## Provided data
═══

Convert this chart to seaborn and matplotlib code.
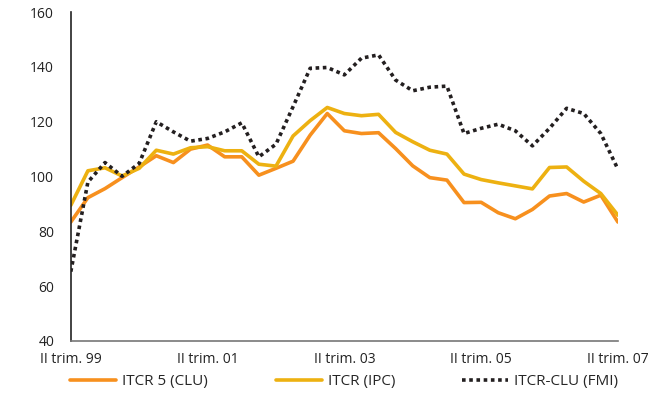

═══

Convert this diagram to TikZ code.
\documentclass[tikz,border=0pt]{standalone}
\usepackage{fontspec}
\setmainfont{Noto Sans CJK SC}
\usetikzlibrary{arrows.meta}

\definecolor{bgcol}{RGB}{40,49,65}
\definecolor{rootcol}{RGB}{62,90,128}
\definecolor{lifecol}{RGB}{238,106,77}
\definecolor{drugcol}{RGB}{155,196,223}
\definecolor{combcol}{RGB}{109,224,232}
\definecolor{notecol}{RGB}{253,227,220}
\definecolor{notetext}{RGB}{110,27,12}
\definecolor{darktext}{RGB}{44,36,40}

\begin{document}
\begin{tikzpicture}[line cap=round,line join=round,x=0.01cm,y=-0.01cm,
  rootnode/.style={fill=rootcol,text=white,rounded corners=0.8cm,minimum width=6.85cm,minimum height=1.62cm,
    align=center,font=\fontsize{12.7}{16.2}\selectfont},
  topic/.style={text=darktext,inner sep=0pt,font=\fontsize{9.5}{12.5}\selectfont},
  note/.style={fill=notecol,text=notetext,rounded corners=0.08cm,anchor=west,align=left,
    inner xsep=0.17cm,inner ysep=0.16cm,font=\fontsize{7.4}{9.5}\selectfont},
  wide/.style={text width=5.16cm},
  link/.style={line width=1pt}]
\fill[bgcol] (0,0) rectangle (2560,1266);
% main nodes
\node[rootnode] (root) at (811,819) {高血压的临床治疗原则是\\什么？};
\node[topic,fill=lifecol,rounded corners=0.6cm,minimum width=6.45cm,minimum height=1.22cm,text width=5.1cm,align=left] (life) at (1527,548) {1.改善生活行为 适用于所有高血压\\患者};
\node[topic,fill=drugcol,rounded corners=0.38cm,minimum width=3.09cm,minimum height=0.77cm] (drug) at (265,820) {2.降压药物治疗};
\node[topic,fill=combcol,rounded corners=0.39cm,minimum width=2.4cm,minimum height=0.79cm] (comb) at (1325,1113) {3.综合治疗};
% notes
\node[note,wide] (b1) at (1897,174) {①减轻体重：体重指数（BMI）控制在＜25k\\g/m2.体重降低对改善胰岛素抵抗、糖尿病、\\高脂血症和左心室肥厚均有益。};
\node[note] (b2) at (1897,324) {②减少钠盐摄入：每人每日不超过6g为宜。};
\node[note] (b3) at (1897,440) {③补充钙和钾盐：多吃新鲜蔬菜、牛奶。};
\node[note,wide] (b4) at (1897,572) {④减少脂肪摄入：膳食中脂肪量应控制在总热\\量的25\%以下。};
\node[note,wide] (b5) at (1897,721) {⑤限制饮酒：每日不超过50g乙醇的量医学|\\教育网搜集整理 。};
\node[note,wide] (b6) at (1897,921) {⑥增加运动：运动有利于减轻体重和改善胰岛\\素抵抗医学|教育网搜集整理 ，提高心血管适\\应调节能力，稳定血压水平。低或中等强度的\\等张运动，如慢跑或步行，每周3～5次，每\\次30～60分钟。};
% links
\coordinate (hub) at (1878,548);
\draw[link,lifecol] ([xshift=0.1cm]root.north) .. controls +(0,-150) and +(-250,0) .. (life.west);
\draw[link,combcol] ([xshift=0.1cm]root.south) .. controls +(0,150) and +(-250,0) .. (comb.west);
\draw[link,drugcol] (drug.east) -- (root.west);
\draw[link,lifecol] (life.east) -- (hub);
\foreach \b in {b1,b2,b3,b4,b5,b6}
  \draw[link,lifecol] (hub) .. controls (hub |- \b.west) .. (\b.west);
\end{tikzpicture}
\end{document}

═══

## Goal of the exercise
Look through the entries and work out how many lines have the word "code" in them; reply with that number only.

## Solution to the exercise
2